* Record high trade surplus for China in Oct
* EM shares rise, currencies up for third straight session
* Russian rouble lags, COVID-19 cases rise
Nov 8 (Reuters) - Emerging market stocks rose on Monday after China posted a record trade surplus for October, while currencies firmed against a steady dollar ahead of U.S. inflation data and central bank comments later this week.
Asian shares rose 0.2%, tracking Friday’s strong finish on Wall Street, although gains were capped by signs of weakening domestic demand in China and a tech-driven fall in Hong Kong Shares.
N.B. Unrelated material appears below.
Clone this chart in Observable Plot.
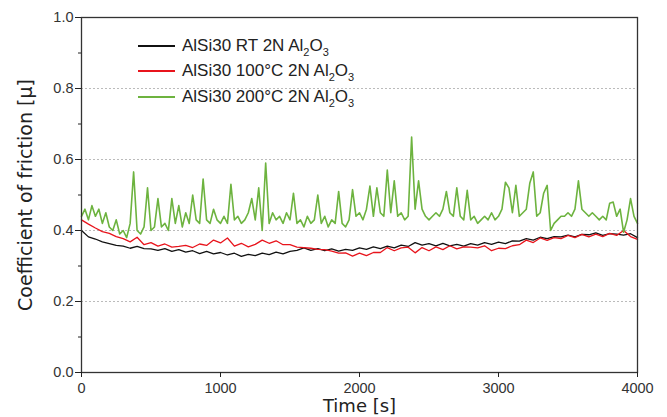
<!DOCTYPE html>
<html>
<head>
<meta charset="utf-8">
<script src="https://cdn.jsdelivr.net/npm/d3@7"></script>
<script src="https://cdn.jsdelivr.net/npm/@observablehq/plot@0.6"></script>
<style>
  body { margin: 0; background: #fff; }
  #chart { position: relative; width: 667px; height: 417px; }
  .legend { position: absolute; left: 138px; top: 33px; font-family: "Liberation Sans", Arial, sans-serif;
            font-size: 17px; color: #222; }
  .legend .row { display: flex; align-items: center; height: 25.5px; white-space: nowrap; }
  .legend .sw { width: 37px; height: 0; border-top: 2px solid; margin-right: 7px; }
  .legend sub { font-size: 11px; vertical-align: -5px; line-height: 0; }
</style>
</head>
<body>
<div id="chart"></div>
<script>
// Coefficient of friction of AlSi30 against Al2O3 at 2 N, sampled every 25 s (200 °C) and 50 s (RT, 100 °C)
const seriesNames = ["AlSi30 RT 2N Al2O3", "AlSi30 100°C 2N Al2O3", "AlSi30 200°C 2N Al2O3"];
const seriesColors = ["#111111", "#e8141c", "#6db33f"];

const stepRT = 50;
const cofRT = [
  0.40, 0.382, 0.376, 0.368, 0.363, 0.358, 0.356, 0.35, 0.355, 0.349,
  0.348, 0.344, 0.349, 0.341, 0.346, 0.339, 0.343, 0.335, 0.341, 0.334,
  0.338, 0.331, 0.336, 0.327, 0.333, 0.329, 0.336, 0.332, 0.339, 0.334,
  0.341, 0.344, 0.351, 0.344, 0.349, 0.343, 0.348, 0.342, 0.347, 0.344,
  0.351, 0.347, 0.354, 0.349, 0.356, 0.351, 0.359, 0.355, 0.366, 0.359,
  0.363, 0.357, 0.364, 0.357, 0.361, 0.356, 0.363, 0.359, 0.366, 0.361,
  0.367, 0.363, 0.371, 0.37, 0.377, 0.373, 0.381, 0.377, 0.383, 0.382,
  0.387, 0.382, 0.389, 0.388, 0.393, 0.386, 0.391, 0.39, 0.387, 0.391,
  0.38
];

const step100 = 50;
const cof100 = [
  0.43, 0.418, 0.407, 0.397, 0.392, 0.383, 0.377, 0.368, 0.381, 0.36,
  0.366, 0.356, 0.362, 0.353, 0.355, 0.358, 0.352, 0.362, 0.358, 0.373,
  0.365, 0.379, 0.356, 0.364, 0.354, 0.361, 0.373, 0.364, 0.371, 0.36,
  0.36, 0.353, 0.352, 0.35, 0.347, 0.346, 0.342, 0.336, 0.337, 0.328,
  0.336, 0.329, 0.338, 0.338, 0.352, 0.343, 0.351, 0.353, 0.337, 0.352,
  0.343, 0.354, 0.346, 0.357, 0.348, 0.354, 0.353, 0.351, 0.357, 0.343,
  0.35, 0.349, 0.357, 0.36, 0.373, 0.366, 0.379, 0.372, 0.38, 0.377,
  0.386, 0.38, 0.389, 0.382, 0.39, 0.383, 0.392, 0.386, 0.40, 0.383,
  0.375
];

const step200 = 25;
const cof200 = [
  0.44, 0.46, 0.43, 0.47, 0.44, 0.46, 0.42, 0.45,
  0.41, 0.40, 0.43, 0.39, 0.40, 0.38, 0.42, 0.565,
  0.40, 0.39, 0.41, 0.52, 0.40, 0.41, 0.49, 0.41,
  0.42, 0.40, 0.49, 0.42, 0.47, 0.41, 0.45, 0.42,
  0.50, 0.43, 0.42, 0.545, 0.43, 0.42, 0.46, 0.43,
  0.42, 0.44, 0.42, 0.53, 0.43, 0.44, 0.42, 0.43,
  0.45, 0.49, 0.43, 0.52, 0.40, 0.59, 0.42, 0.45,
  0.43, 0.44, 0.42, 0.45, 0.43, 0.505, 0.42, 0.43,
  0.41, 0.44, 0.42, 0.43, 0.50, 0.42, 0.44, 0.41,
  0.43, 0.42, 0.51, 0.42, 0.41, 0.43, 0.515, 0.44,
  0.45, 0.43, 0.46, 0.525, 0.44, 0.52, 0.45, 0.44,
  0.57, 0.45, 0.54, 0.44, 0.45, 0.43, 0.44, 0.663,
  0.46, 0.54, 0.46, 0.44, 0.43, 0.44, 0.45, 0.44,
  0.46, 0.51, 0.45, 0.44, 0.52, 0.44, 0.43, 0.513,
  0.43, 0.44, 0.42, 0.43, 0.44, 0.43, 0.45, 0.43,
  0.44, 0.46, 0.536, 0.52, 0.45, 0.527, 0.44, 0.45,
  0.46, 0.533, 0.565, 0.44, 0.45, 0.505, 0.527, 0.40,
  0.42, 0.43, 0.44, 0.44, 0.45, 0.44, 0.46, 0.54,
  0.46, 0.45, 0.44, 0.45, 0.44, 0.43, 0.44, 0.43,
  0.477, 0.48, 0.44, 0.46, 0.395, 0.43, 0.49, 0.44,
  0.42
];

const xTicks = [0, 1000, 2000, 3000, 4000];
const yTicks = [0, 0.2, 0.4, 0.6, 0.8, 1.0];
const yMinorTicks = [0.1, 0.3, 0.5, 0.7, 0.9];
const yGrid = [0.2, 0.4, 0.6, 0.8];

const toRows = (values, step) => values.map((cof, i) => ({ time: i * step, cof }));
const dataRT = toRows(cofRT, stepRT);
const data100 = toRows(cof100, step100);
const data200 = toRows(cof200, step200);

const chart = Plot.plot({
  width: 667,
  height: 417,
  marginLeft: 81,
  marginRight: 30,
  marginTop: 17,
  marginBottom: 45,
  x: { domain: [0, 4000] },
  y: { domain: [0, 1] },
  style: { fontFamily: "Liberation Sans, Arial, sans-serif", fontSize: "14.5px", color: "#333", background: "#fff" },
  marks: [
    Plot.gridY(yGrid, { stroke: "#bbbbbb", strokeOpacity: 1, strokeDasharray: "2,2" }),
    Plot.line(dataRT, { x: "time", y: "cof", stroke: seriesColors[0], strokeWidth: 1.3 }),
    Plot.line(data100, { x: "time", y: "cof", stroke: seriesColors[1], strokeWidth: 1.3 }),
    Plot.line(data200, { x: "time", y: "cof", stroke: seriesColors[2], strokeWidth: 1.6 }),
    Plot.frame({ stroke: "#333", strokeWidth: 1.3 }),
    Plot.axisY(yTicks, { tickSize: 6, tickPadding: 2, tickFormat: d3.format(".1f"), label: null, stroke: "#222" }),
    Plot.axisY(yMinorTicks, { tickSize: 3, tickFormat: () => "", label: null, stroke: "#222" }),
    Plot.axisX(xTicks, { tickSize: 5, tickPadding: 5, tickFormat: d => String(d), label: null, stroke: "#222" }),
    Plot.text(["Coefficient of friction [μ]"], {
      frameAnchor: "left", dx: -56, rotate: -90, textAnchor: "middle", lineAnchor: "middle",
      fontSize: 19, fill: "#222", fontFamily: "DejaVu Sans, sans-serif", letterSpacing: "1px"
    }),
    Plot.text(["Time [s]"], {
      frameAnchor: "bottom", dy: 34, textAnchor: "middle", lineAnchor: "middle",
      fontSize: 18, fill: "#222", fontFamily: "DejaVu Sans, sans-serif", letterSpacing: "0.4px"
    })
  ]
});

const root = document.getElementById("chart");
root.appendChild(chart);

// Legend drawn over the plot area
const legend = document.createElement("div");
legend.className = "legend";
const subLabel = name => name.replace("Al2O3", "Al<sub>2</sub>O<sub>3</sub>");
legend.innerHTML = seriesNames.map((name, i) =>
  `<div class="row"><span class="sw" style="border-color:${seriesColors[i]}"></span><span>${subLabel(name)}</span></div>`
).join("");
root.appendChild(legend);
</script>
</body>
</html>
China’s export growth also slowed but topped estimates, helped by booming global demand ahead of winter holiday seasons, an easing power crunch and an improvement in supply chains.
MSCI’s index of EM shares rose 0.3%, with stocks in Russia, South Africa and Turkey rising between 0.5% and 1%.
With six U.S. Federal reserve officials due to speak on Monday, as well as Wednesday’s U.S. inflation data, the dollar held steady.
An index of EM currencies rose for a third straight session. Turkey’s lira moved further away from record lows, while South Africa’s rand rose for a fourth straight session.
Repeated power outages imposed by state power utility Eskom have been a major constraint on South Africa’s economic growth. It is expected to get some reprieve from a multi-billion dollar partnership between some developed nations to help the country quickly transition out of coal.
But more immediately, the medium-term budget on Nov. 11 could see an announcement of a basic income or family grant, which could spark fresh fiscal concerns and possibly lead to rand weakness.
“The main risk is related to a potential increase in spending... which would offset the recent efforts to stabilize debt and make the budget more vulnerable to abrupt changes in the global demand for commodities,” said Credit Suisse analyst Alexey Pogorelov.
Russia’s rouble slipped 0.2% despite higher oil prices, still digesting last week’s crude declines after some Russian market holidays.
Russia, Ukraine and Greece were at or near record levels of reported cases of COVID-19 since the pandemic started two years ago, according to a Reuters analysis.
“The idea that COVID-19 might be over soon is becoming questionable... inflation developments and monetary policy changes in reaction to these constitute the big unknown for the development of exchange rates,” said Ulrich Leuchtmann, head of FX and commodity research at Commerzbank.
In China’s embattled property sector, some Evergrande offshore bondholders had not received interest payments due on Nov. 6 by Monday morning in Asia, but now the 30-day grace period kicks in.
In ratings, Moody’s on Friday changed Saudi Arabia’s outlook to “stable” from “negative”, saying it was likely the government would reverse most of its 2020 debt increase while preserving fiscal buffers.